Texas Health Presbyterian Hospital Dallas staff line the drive that exits the emergency room as they wait for an ambulance carrying Nina Pham to depart, Thursday, Oct. 16, 2014, in Dallas, Texas. Pham, a nurse at the hospital was diagnosed with the Ebola virus after caring for Thomas Eric Duncan who died of the same virus. (AP Photo/Tony Gutierrez)
Texas Health Presbyterian Hospital Dallas staff line the drive that exits the emergency room as they wait for an ambulance carrying Nina Pham to depart, Thursday, Oct. 16, 2014, in Dallas, Texas. Pham, a nurse at the hospital was diagnosed with the Ebola virus after caring for Thomas Eric Duncan who died of the same virus. (AP Photo/Tony Gutierrez)

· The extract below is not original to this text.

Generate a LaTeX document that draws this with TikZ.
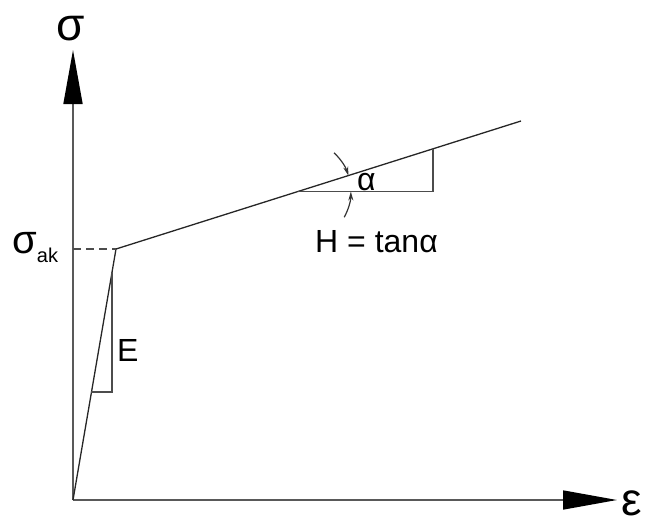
\documentclass[tikz,border=0pt]{standalone}
\usepackage{fontspec}
\setmainfont{Liberation Sans}
\usetikzlibrary{arrows.meta, calc}

\begin{document}
\begin{tikzpicture}[x=1pt, y=-1pt,
    axis/.style={draw=black!65, line width=1.6pt, -{Triangle[length=54pt, width=19pt, color=black]}},
    curve/.style={draw=black!85, line width=1.3pt},
    helper/.style={draw=black!70, line width=1.3pt},
    anglearr/.style={draw=black!80, line width=1.2pt, -{Stealth[length=9pt, width=5pt]}},
    lbl/.style={inner sep=0pt, font=\fontsize{32}{32}\selectfont}
]
\useasboundingbox (0,0) rectangle (649,528);

\coordinate (O) at (73,500);
\coordinate (Ytop) at (73,50);
\coordinate (Xend) at (617,500);
\coordinate (Yld) at (116,249);
\coordinate (Yax) at (73,249);
\coordinate (End) at (521,121);

\draw[axis] (O) -- (Ytop);
\draw[axis] (O) -- (Xend);
\draw[curve] (O) -- (Yld) -- (End);
\draw[helper, dash pattern=on 8pt off 5pt] (Yax) -- (Yld);

% E triangle
\coordinate (Ea) at ($(O)!0.43!(Yld)$);
\coordinate (Eb) at ($(O)!0.908!(Yld)$);
\coordinate (Ec) at (Eb |- Ea);
\draw[helper] (Ea) -- (Ec) -- (Eb);

% H triangle
\coordinate (Ha) at ($(Yld)!0.449!(End)$);
\coordinate (Hb) at ($(Yld)!0.783!(End)$);
\coordinate (Hc) at (Hb |- Ha);
\draw[helper] (Ha) -- (Hc) -- (Hb);
\draw[anglearr] ($(Ha)+(-47:53)$) arc[start angle=-47, end angle=-17.5, radius=53];
\draw[anglearr] ($(Ha)+(29:53)$) arc[start angle=29, end angle=0, radius=53];

\node[lbl, font=\fontsize{46}{46}\selectfont, anchor=base] (sig) at (70.5,40) {σ};
\node[lbl, font=\fontsize{46}{46}\selectfont, anchor=base west] (eps) at (621,515) {ε};
\node[lbl, anchor=base west] (sak) at (12,253) {{\fontsize{40}{40}\selectfont σ}{\fontsize{20}{20}\selectfont\raisebox{-9pt}{ak}}};
\node[lbl, anchor=base west] (E) at (117,361) {E};
\node[lbl, anchor=base west] (alpha) at (357,190) {α};
\node[lbl, anchor=base] (H) at (376.5,252) {H = tanα};
\end{tikzpicture}
\end{document}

While those in charge fail to do what is needed to protect patients, staff, and the community, health care workers are standing up and demanding better. National Nurses United, the union representing 185,000 nurses, sprang into action when the head of the CDC insinuated that the nurses were responsible for contracting the disease due to breaching protocol. They polled nurses across the country, revealing a broad majority said their hospitals weren’t prepared to safely deal with Ebola. They went on a media offensive, bringing health care workers’ perspectives to the story. They convened a national conference call of 11,500 nurses. They also threatened to put up pickets if their safety concerns were not addressed.

The egregious inaction by management isn’t unique to Texas Health Presbyterian, and it isn’t unique to health care. Nurses’ fear to speak out against management malpractice in the Texas Health Presbyterian Hospital can be replicated across the country. It demonstrates how workers need labor unions to give them a voice against management’s dictatorial power. It also demonstrates the validity of the socialist policy that workers should be running their workplaces rather than bosses. In a similar way, through democratic socialist planning, workers can run the economy and society far better than the two major parties and their failing capitalist system.

Both major parties started a blame game over cuts to the CDC, yet both parties agreed to cut funding to the CDC, including a $430 million cut in fiscal year 2013. The failure of the U.S. and world leaders to protect the public demonstrates the inability of capitalism, a system driven by profit rather than human need, to provide even the necessary health protections for the people of the world.